Advertisements offered "Visual Instruction in History, Geography and Science.  Lessons prepared at school.  Gymnasium, Outing Classes, Athletic Field."  That curriculum broadened with the United States' entry into World War I.  An advertisement on October 6, 1918 noted "Special Military preparation for boys 15 to 19."

It was about the same time that the Institute got a new landlord in Catherine F. Smith.  The school would have to find a new home after March 1922 when the Real Estate Record & Builders' Guide reported that "Mrs. C. F. Smith leased to a tenant, for a term of 21 years, the 4-sty and basement stone dwelling 599 West End av."   

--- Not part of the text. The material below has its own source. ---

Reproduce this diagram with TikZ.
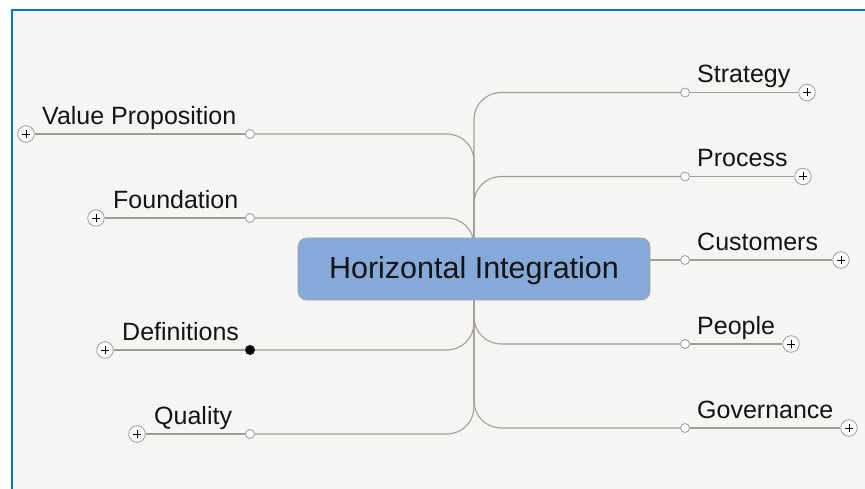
\documentclass[tikz,border=0pt]{standalone}
\usepackage{fontspec}
\setmainfont{Liberation Sans}
\usetikzlibrary{backgrounds}
\definecolor{bgc}{HTML}{F5F5F3}
\definecolor{linec}{HTML}{A39C99}
\definecolor{boxc}{HTML}{85A9D8}
\definecolor{boxb}{HTML}{A8A5A2}
\definecolor{framec}{HTML}{0B72C6}
\definecolor{circc}{HTML}{9C9A98}
\definecolor{txtc}{HTML}{141414}
\begin{document}
\begin{tikzpicture}[x=1pt,y=-1pt,
 conn/.style={draw=linec, line width=1.1pt},
 branch/.style={conn, rounded corners=27pt},
 dotopen/.style={circle, draw=circc, fill=white, line width=0.8pt, minimum size=9pt, inner sep=0pt},
 dotfull/.style={circle, fill=black, minimum size=10pt, inner sep=0pt},
 plusbtn/.style={circle, draw=circc, fill=white, line width=0.8pt, minimum size=16.5pt, inner sep=0pt,
   path picture={\draw[black, line width=0.7pt]
     ([xshift=-4pt]path picture bounding box.center) -- ([xshift=4pt]path picture bounding box.center)
     ([yshift=-4pt]path picture bounding box.center) -- ([yshift=4pt]path picture bounding box.center);}},
 lbl/.style={anchor=base west, inner sep=0pt, font=\fontsize{25}{30}\selectfont, text=txtc},
 hubstyle/.style={rounded corners=9pt, draw=boxb, fill=boxc, line width=0.9pt, minimum width=352pt,
   minimum height=62pt, inner sep=0pt, text height=22pt, text depth=4pt,
   font=\fontsize{30.5}{36}\selectfont, text=txtc}
]
\useasboundingbox (0,0) rectangle (865,489);

% central topic
\node[hubstyle] (hub) at (474,269) {Horizontal Integration};
\coordinate (c) at (474,269);

% right side
\node[dotopen] (os) at (685,92.5) {};
\node[plusbtn] (ps) at (807,92.5) {};
\node[lbl] (ts) at (697,83) {Strategy};

\node[dotopen] (op) at (685,176.5) {};
\node[plusbtn] (pp) at (803,176.5) {};
\node[lbl] (tp) at (697,167) {Process};

\node[dotopen] (oc) at (685,260) {};
\node[plusbtn] (pc) at (841,260) {};
\node[lbl] (tc) at (697,250.5) {Customers};

\node[dotopen] (oe) at (685,344) {};
\node[plusbtn] (pe) at (791,344) {};
\node[lbl] (te) at (697,334.5) {People};

\node[dotopen] (og) at (685,428) {};
\node[plusbtn] (pg) at (849,428) {};
\node[lbl] (tg) at (697,418.5) {Governance};

% left side
\node[dotopen] (ov) at (250,134) {};
\node[plusbtn] (pv) at (26,134) {};
\node[lbl] (tv) at (42,124.5) {Value Proposition};

\node[dotopen] (of) at (250,218) {};
\node[plusbtn] (pf) at (96,218) {};
\node[lbl] (tf) at (113,208.5) {Foundation};

\node[dotfull] (od) at (250,350) {};
\node[plusbtn] (pd) at (105,350) {};
\node[lbl] (td) at (122,340.5) {Definitions};

\node[dotopen] (oq) at (250,434) {};
\node[plusbtn] (pq) at (137,434) {};
\node[lbl] (tq) at (154,424.5) {Quality};

\begin{pgfonlayer}{background}
  \fill[white] (0,0) rectangle (865,489);
  \fill[bgc] (12,10) rectangle (865,489);
  \draw[framec, line width=2.6pt] (12,489) -- (12,10) -- (865,10);
  % right branches
  \draw[branch] (c) |- (os);
  \draw[conn] (os) -- (ps);
  \draw[branch] (c) |- (op);
  \draw[conn] (op) -- (pp);
  \draw[conn] (hub.east |- oc) -- (oc);
  \draw[conn] (oc) -- (pc);
  \draw[branch] (c) |- (oe);
  \draw[conn] (oe) -- (pe);
  \draw[branch] (c) |- (og);
  \draw[conn] (og) -- (pg);
  % left branches
  \draw[branch] (c) |- (ov);
  \draw[conn] (ov) -- (pv);
  \draw[branch] (c) |- (of);
  \draw[conn] (of) -- (pf);
  \draw[branch] (c) |- (od);
  \draw[conn] (od) -- (pd);
  \draw[branch] (c) |- (oq);
  \draw[conn] (oq) -- (pq);
\end{pgfonlayer}
\end{tikzpicture}
\end{document}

That tenant was the Columbia Preparatory School, which operated from one block away at the northwest corner of West End Avenue and 88th Street.  It was run by headmaster and owner, F. Arthur Clawson.   The New York Times reported "The building will be entirely remodeled and every modern convenience and equipment installed for classrooms, dormitories, gymnasium, swimming pool, dining quarters and outdoor kindergarten."  The article added that the school would retain possession of its other building, "as a girls dormitory."

The Columbia Preparatory School's 21-year lease was soon curtailed.  On July 18, 1923 The New York Times reported that Catherine Smith had sold the house to "an investor, who will improve the site with a ten-story apartment."  The selling price was $75,000, about $1.1 million today.

By then No. 599 was the last hold out along the West End Avenue block.  Demolition permits were issued in 1924 and architect brothers George and Edward Blum managed to designed the 12-story apartment which squeezed itself into the domestic footprint of the Wicker mansion.